Buddhist Global Relief was born in response to an essay I wrote in 2007 for Buddhadharma magazine about the need for Buddhists in the U.S. to be more vocal advocates of social and economic justice in today’s world. I saw this task, not as a “politicization” of Buddhism, but as a natural extension of the Buddha’s mission of saving sentient beings from suffering. Too often, I felt, we use the notion of “benefiting all sentient beings” as an excuse for inaction. We think it’s sufficient to subscribe to such vague and sentimental slogans while investing most of our energy in a private spiritual quest aimed at personal fulfillment.
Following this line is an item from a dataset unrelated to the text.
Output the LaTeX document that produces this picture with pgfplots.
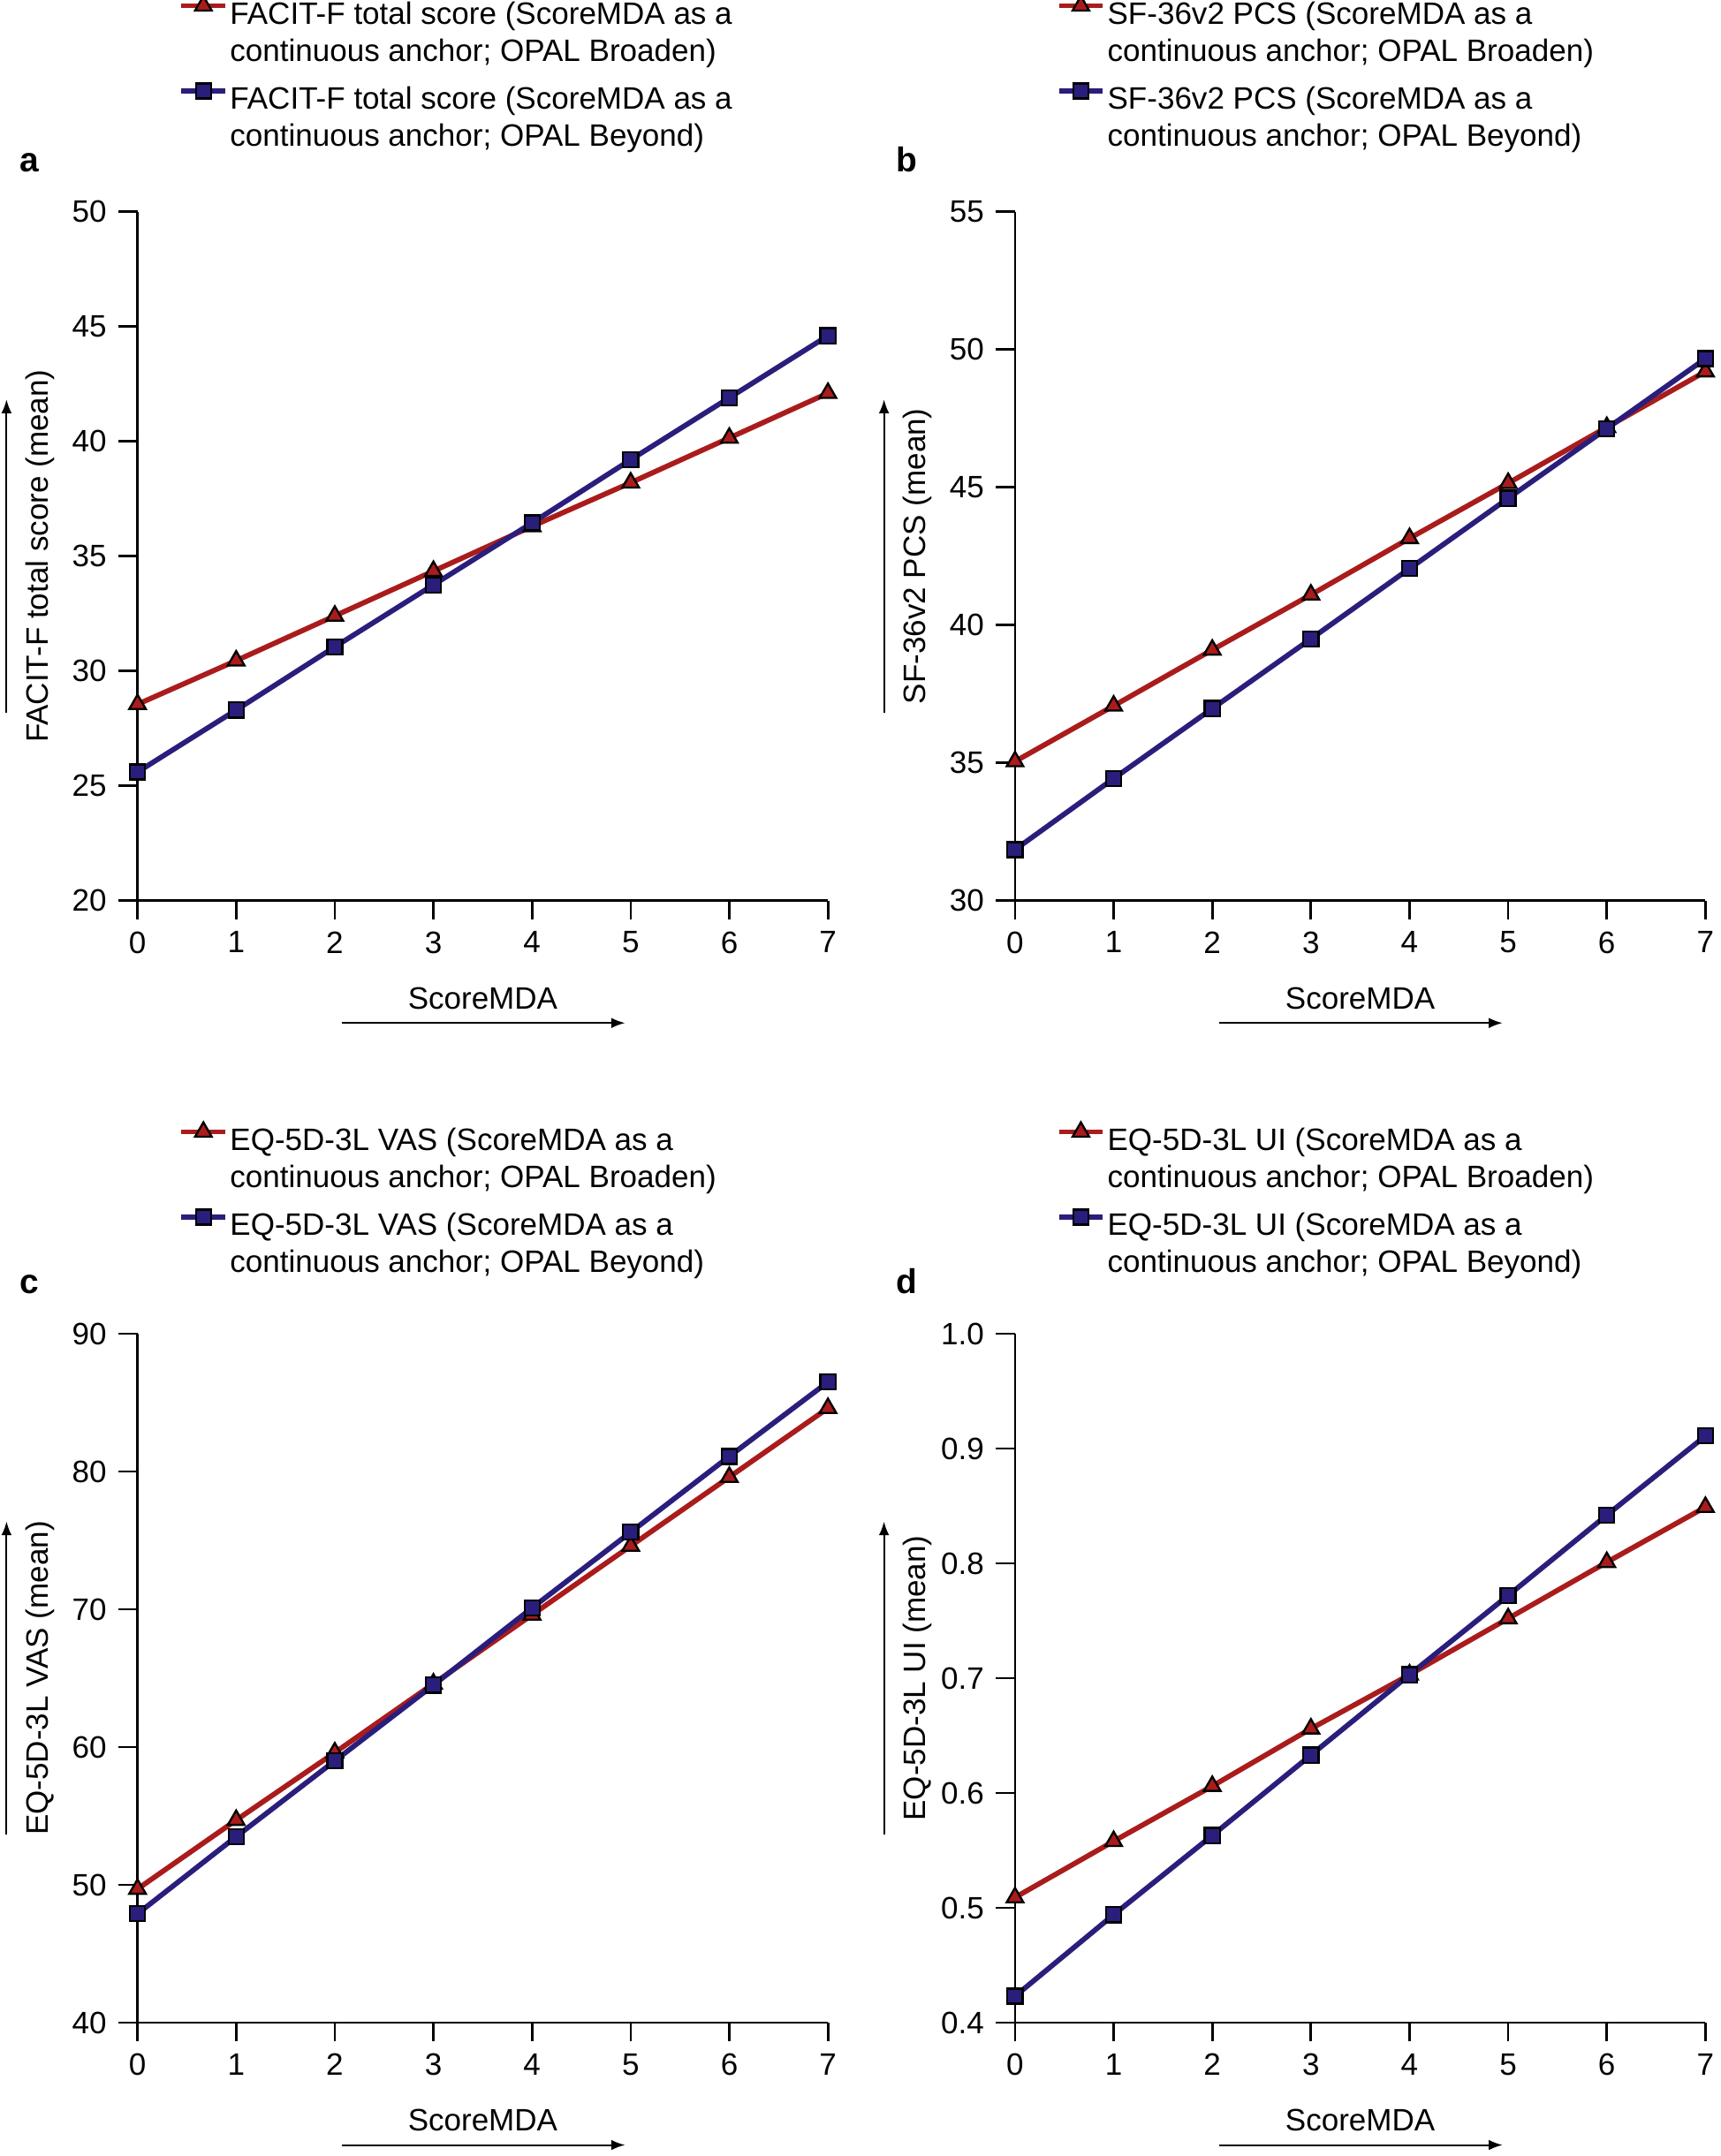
\documentclass[border=0pt]{standalone}
\usepackage{fontspec}
\setmainfont{Liberation Sans}
\usepackage{pgfplots}
\pgfplotsset{compat=1.18}
\usetikzlibrary{arrows.meta}
\definecolor{cred}{RGB}{170,28,28}
\definecolor{cblue}{RGB}{42,30,124}
\newcommand{\dn}[1]{\raisebox{-3.2pt}{#1}}
\pgfplotsset{
  panel/.style={
    scale only axis, width=200.8pt, height=200.4pt, anchor=origin,
    axis x line*=bottom, axis y line*=left,
    xmin=0, xmax=7, xtick={0,1,...,7},
    tick align=outside, major tick length=5.5pt,
    axis line style={line width=0.7pt},
    every tick/.style={line width=0.7pt, black},
    every tick label/.append style={font=\fontsize{9}{10.8}\selectfont},
    /pgf/number format/assume math mode=true,
    clip=false,
    legend style={draw=none, fill=none, inner sep=0pt, outer sep=0pt,
      at={(0.0598,1.313)}, anchor=north west, row sep=0pt, column sep=0.6pt,
      cells={anchor=base west},
      nodes={inner sep=0pt, font=\fontsize{9}{10.8}\selectfont, text height=7.56pt, text depth=3.24pt}},
    legend cell align=left,
    legend image code/.code={\draw[mark repeat=2,mark phase=2] plot coordinates {(0pt,3.2pt)(6.4pt,3.2pt)(12.8pt,3.2pt)};},
  },
  redl/.style={cred, line width=1.5pt, mark=triangle*, mark size=2.8pt,
    mark options={fill=cred, draw=black, line width=0.6pt}},
  bluel/.style={cblue, line width=1.5pt, mark=square*, mark size=2.2pt,
    mark options={fill=cblue, draw=black, line width=0.6pt},
    legend image code/.code={\draw[mark repeat=2,mark phase=2] plot coordinates {(0pt,0pt)(6.4pt,0pt)(12.8pt,0pt)};}},
}
\newcommand{\extras}[3]{%
  \begin{scope}[shift={(#1,#2)}, font=\fontsize{9}{10.8}\selectfont]
    \node[rotate=90, anchor=base, inner sep=0pt] at (-26pt,100.2pt) {#3};
    \draw[line width=0.5pt, -{Latex[length=4pt,width=3pt]}] (-38.1pt,54.6pt) -- (-38.1pt,145.8pt);
    \node[anchor=base, inner sep=0pt] at (100.4pt,-31.6pt) {ScoreMDA};
    \draw[line width=0.5pt, -{Latex[length=4pt,width=3pt]}] (59.4pt,-35.6pt) -- (141.8pt,-35.6pt);
  \end{scope}}
\begin{document}
\begin{tikzpicture}
\useasboundingbox (0,0) rectangle (500.4pt,627.2pt);
% panel a
\begin{axis}[panel, at={(40pt,365.2pt)}, ymin=20, ymax=50, ytick={20,25,...,50}]
\addplot[redl] coordinates {(0,28.55)(1,30.45)(2,32.4)(3,34.35)(4,36.3)(5,38.2)(6,40.15)(7,42.1)};
\addlegendentry{FACIT-F total score (ScoreMDA as a}
\addlegendimage{empty legend}
\addlegendentry{continuous anchor; OPAL Broaden)}
\addplot[bluel] coordinates {(0,25.6)(1,28.3)(2,31.05)(3,33.75)(4,36.45)(5,39.2)(6,41.9)(7,44.6)};
\addlegendentry{\dn{FACIT-F total score (ScoreMDA as a}}
\addlegendimage{empty legend}
\addlegendentry{\dn{continuous anchor; OPAL Beyond)}}
\end{axis}
% panel b
\begin{axis}[panel, at={(295.2pt,365.2pt)}, ymin=30, ymax=55, ytick={30,35,...,55}]
\addplot[redl] coordinates {(0,35.05)(1,37.07)(2,39.1)(3,41.1)(4,43.15)(5,45.15)(6,47.18)(7,49.2)};
\addlegendentry{SF-36v2 PCS (ScoreMDA as a}
\addlegendimage{empty legend}
\addlegendentry{continuous anchor; OPAL Broaden)}
\addplot[bluel] coordinates {(0,31.85)(1,34.43)(2,36.97)(3,39.5)(4,42.05)(5,44.6)(6,47.13)(7,49.67)};
\addlegendentry{\dn{SF-36v2 PCS (ScoreMDA as a}}
\addlegendimage{empty legend}
\addlegendentry{\dn{continuous anchor; OPAL Beyond)}}
\end{axis}
% panel c
\begin{axis}[panel, at={(40pt,38.8pt)}, ymin=40, ymax=90, ytick={40,50,...,90},
  legend style={at={(0.0598,1.307)}}]
\addplot[redl] coordinates {(0,49.7)(1,54.7)(2,59.6)(3,64.6)(4,69.6)(5,74.6)(6,79.6)(7,84.6)};
\addlegendentry{EQ-5D-3L VAS (ScoreMDA as a}
\addlegendimage{empty legend}
\addlegendentry{continuous anchor; OPAL Broaden)}
\addplot[bluel] coordinates {(0,47.9)(1,53.5)(2,59.0)(3,64.5)(4,70.1)(5,75.6)(6,81.1)(7,86.5)};
\addlegendentry{\dn{EQ-5D-3L VAS (ScoreMDA as a}}
\addlegendimage{empty legend}
\addlegendentry{\dn{continuous anchor; OPAL Beyond)}}
\end{axis}
% panel d
\begin{axis}[panel, at={(295.2pt,38.8pt)}, ymin=0.4, ymax=1.0, ytick={0.4,0.5,...,1.0},
  legend style={at={(0.0598,1.307)}},
  yticklabel style={/pgf/number format/.cd, fixed, fixed zerofill, precision=1}]
\addplot[redl] coordinates {(0,0.509)(1,0.558)(2,0.606)(3,0.656)(4,0.703)(5,0.752)(6,0.801)(7,0.849)};
\addlegendentry{EQ-5D-3L UI (ScoreMDA as a}
\addlegendimage{empty legend}
\addlegendentry{continuous anchor; OPAL Broaden)}
\addplot[bluel] coordinates {(0,0.423)(1,0.494)(2,0.563)(3,0.633)(4,0.703)(5,0.772)(6,0.842)(7,0.911)};
\addlegendentry{\dn{EQ-5D-3L UI (ScoreMDA as a}}
\addlegendimage{empty legend}
\addlegendentry{\dn{continuous anchor; OPAL Beyond)}}
\end{axis}
\extras{40pt}{365.2pt}{FACIT-F total score (mean)}
\extras{295.2pt}{365.2pt}{SF-36v2 PCS (mean)}
\extras{40pt}{38.8pt}{EQ-5D-3L VAS (mean)}
\extras{295.2pt}{38.8pt}{EQ-5D-3L UI (mean)}
\node[anchor=base west, inner sep=0pt, font=\fontsize{10}{12}\selectfont\bfseries] at (5.6pt,577.2pt) {a};
\node[anchor=base west, inner sep=0pt, font=\fontsize{10}{12}\selectfont\bfseries] at (260.4pt,577.2pt) {b};
\node[anchor=base west, inner sep=0pt, font=\fontsize{10}{12}\selectfont\bfseries] at (5.6pt,250.8pt) {c};
\node[anchor=base west, inner sep=0pt, font=\fontsize{10}{12}\selectfont\bfseries] at (260.4pt,250.8pt) {d};
\end{tikzpicture}
\end{document}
This call for greater engagement is in no way intended to devalue the role of contemplation, meditation, and Dharma study. These constitute the core of the classical Buddhist quest and are central to my own life as a monk. But, I felt, a balance between contemplation and ethical action is critically necessary, and under present circumstances, responsible ethical action entails more than simple adherence to precepts of abstinence and restraint. The very foundations of civilization are in danger, being eroded by a free-for-all economy driven by greed and religious fundamentalism driven by dogmatism and hate. To usher in a more just and equitable social order we are called to act: to act from the ground of the wisdom and compassion generated by our practice, to act on the basis of what I call “conscientious compassion,” a compassion that takes responsibility for the fate of humanity and sentient life on earth.